Commonly Used Ethical Labels Limit Their Usefulness, Finds Study
09 Dec 2016 --- Nowadays, product labels are often used to enable consumers to choose products that are friendly to the environment and to animals, natural, healthful and socially responsible. However, certain features of commonly used labels limit their usefulness.
The thesis of Tassos Michalopoulos, “The Citizen goes Shopping: A framework for the assessment and optimization of production from the perspective of society,” successfully defended on 5 December, identifies a number of these limitations and presents an innovative labeling approach designed to address them.
The usefulness of the commonly used “endorsement” labels is limited by offering a single certification grade which is “static,” in the sense that certification standards do not reflect the evolution of the market.
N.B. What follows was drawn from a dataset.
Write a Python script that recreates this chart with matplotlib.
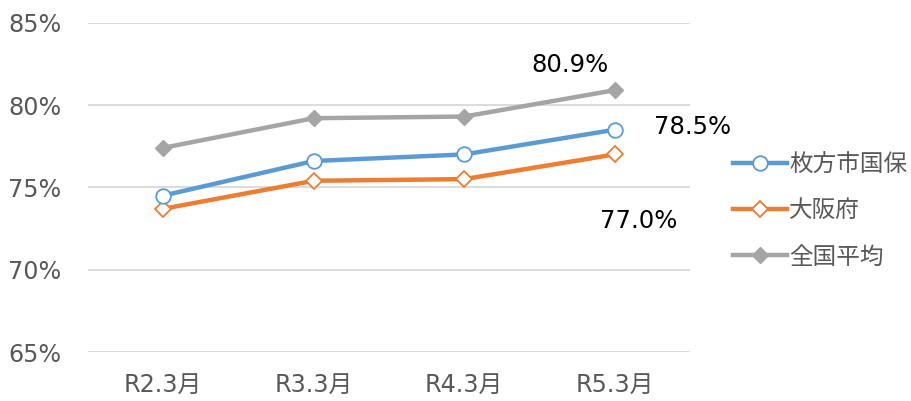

Also, this type of labels is typically voluntary and defined by stakeholders. Consequently, they do not inform consumers on the ethical performance of non-certified products.
This creates room for the misleading promotion of uncertified products and limits the opportunities for concerned consumers to choose products based on their ethical preferences. In addition, the labels used fail to motivate product improvement beyond certification standards, and allow the emergence of a confusing variety of overlapping labels. They also allow production stakeholders to resist socially desirable certification requirements when these are unfavorable to their business.
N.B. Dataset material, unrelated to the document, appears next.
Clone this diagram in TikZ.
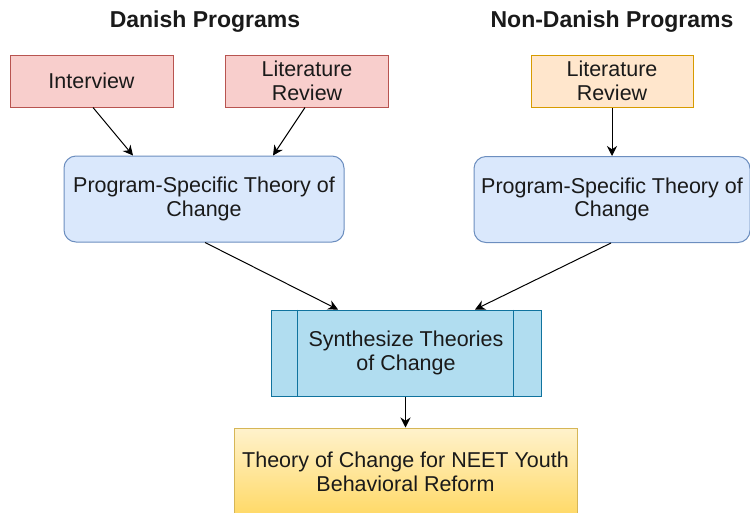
\documentclass[tikz,border=0pt]{standalone}
\usepackage{fontspec}
\setmainfont{Liberation Sans}
\usetikzlibrary{arrows.meta}
\definecolor{redfill}{HTML}{F8CECC}
\definecolor{redline}{HTML}{B85450}
\definecolor{orangefill}{HTML}{FFE6CC}
\definecolor{orangeline}{HTML}{D79B00}
\definecolor{bluefill}{HTML}{DAE8FC}
\definecolor{blueline}{HTML}{6C8EBF}
\definecolor{synthfill}{HTML}{B1DDF0}
\definecolor{synthline}{HTML}{10739E}
\definecolor{goldtop}{HTML}{FFF2CC}
\definecolor{goldbottom}{HTML}{FFD966}
\definecolor{goldline}{HTML}{D6B656}
\definecolor{inktext}{HTML}{1A1A1A}
\begin{document}
\begin{tikzpicture}[x=1pt,y=-1pt,
  every node/.style={font=\fontsize{21.5}{23.5}\selectfont, text=inktext, align=center, inner sep=0pt},
  heading/.style={font=\fontsize{23}{25}\selectfont\bfseries},
  sourcebox/.style={draw=redline, fill=redfill, line width=1pt, minimum width=163, minimum height=52},
  otherbox/.style={draw=orangeline, fill=orangefill, line width=1pt, minimum width=162, minimum height=52},
  theorybox/.style={draw=blueline, fill=bluefill, line width=1pt, rounded corners=12pt, minimum height=86},
  synthbox/.style={draw=synthline, fill=synthfill, line width=1pt, minimum width=270, minimum height=86},
  resultbox/.style={draw=goldline, top color=goldtop, bottom color=goldbottom, line width=1pt, minimum width=343, minimum height=88},
  flow/.style={draw=black, line width=1pt, -{Stealth[length=10pt,width=10pt]}}
]
\useasboundingbox (0,0) rectangle (750,512);

% column headings
\node[heading] (hdan) at (205,22) {Danish Programs};
\node[heading] (hnon) at (612,22) {Non-Danish Programs};

% information sources
\node[sourcebox] (interview) at (91.5,81) {Interview};
\node[sourcebox] (litdan) at (307,81) {Literature\\Review};
\node[otherbox] (litnon) at (612,81) {Literature\\Review};

% program-specific theories
\node[theorybox, minimum width=280] (tocdan) at (204,199) {Program-Specific Theory of\\Change};
\node[theorybox, minimum width=276] (tocnon) at (612,199.5) {Program-Specific Theory of\\Change};

% synthesis step (process shape with side bars)
\node[synthbox] (synth) at (406,353) {Synthesize Theories\\of Change};
\draw[synthline, line width=1pt] ([xshift=26.7]synth.north west) -- ([xshift=26.7]synth.south west);
\draw[synthline, line width=1pt] ([xshift=-28]synth.north east) -- ([xshift=-28]synth.south east);

% final result
\node[resultbox] (result) at (405.5,472) {Theory of Change for NEET Youth\\Behavioral Reform};

% connectors
\draw[flow] ([xshift=1.5]interview.south) -- ([xshift=-71]tocdan.north);
\draw[flow] ([xshift=-2]litdan.south) -- ([xshift=69]tocdan.north);
\draw[flow] (litnon.south) -- (tocnon.north);
\draw[flow] ([xshift=1]tocdan.south) -- ([xshift=-68]synth.north);
\draw[flow] ([xshift=-1]tocnon.south) -- ([xshift=69]synth.north);
\draw[flow] ([xshift=-0.5]synth.south) -- (result.north);
\end{tikzpicture}
\end{document}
Therefore, commonly used ethical labels for ethical aspects of production do not create the “free-market” dynamics according to which products must continuously innovate and improve, or else become obsolete and vanish.
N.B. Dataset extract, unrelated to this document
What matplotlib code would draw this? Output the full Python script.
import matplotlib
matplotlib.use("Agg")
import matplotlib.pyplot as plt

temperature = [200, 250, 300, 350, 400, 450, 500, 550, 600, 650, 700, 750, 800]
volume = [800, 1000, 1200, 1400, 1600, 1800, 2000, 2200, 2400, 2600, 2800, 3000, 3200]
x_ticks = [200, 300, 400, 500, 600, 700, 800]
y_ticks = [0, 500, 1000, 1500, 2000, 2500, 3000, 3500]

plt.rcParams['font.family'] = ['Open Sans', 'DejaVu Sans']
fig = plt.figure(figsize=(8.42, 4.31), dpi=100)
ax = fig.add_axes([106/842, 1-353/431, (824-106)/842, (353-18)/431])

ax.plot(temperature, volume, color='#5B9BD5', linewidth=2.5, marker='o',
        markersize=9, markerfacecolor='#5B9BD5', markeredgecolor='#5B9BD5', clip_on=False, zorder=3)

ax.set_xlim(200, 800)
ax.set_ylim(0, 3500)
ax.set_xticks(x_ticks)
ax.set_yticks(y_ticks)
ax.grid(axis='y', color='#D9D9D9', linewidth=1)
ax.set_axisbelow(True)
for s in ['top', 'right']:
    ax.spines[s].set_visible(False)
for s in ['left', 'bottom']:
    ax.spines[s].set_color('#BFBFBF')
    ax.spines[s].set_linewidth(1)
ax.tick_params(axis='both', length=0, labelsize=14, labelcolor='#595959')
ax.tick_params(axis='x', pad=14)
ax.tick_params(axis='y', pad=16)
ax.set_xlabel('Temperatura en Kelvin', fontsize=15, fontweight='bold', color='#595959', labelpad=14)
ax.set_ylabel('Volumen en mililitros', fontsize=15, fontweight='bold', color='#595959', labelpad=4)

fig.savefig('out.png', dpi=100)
As an alternative, this thesis works out an innovative “comparative” labeling approach for product substitutes, which addresses these limitations. The proposed type of label is multi-grade or continuous, dynamic, mandatory, and defined by society.
It is argued that this type of labeling can motivate boosting ethical consumerism as a force for the consumer-based optimization of the market. In democracies, this can be particularly useful regarding issues about which society is concerned, yet the state has limited ability to regulate the market.
Among other uses of the product assessment method behind the proposed labeling approach is the comparative ranking of presently available labels, so as to inform consumers on the relative impact of different certified products, and the justification of state incentives (and disincentives) to ethically superior (inferior) production.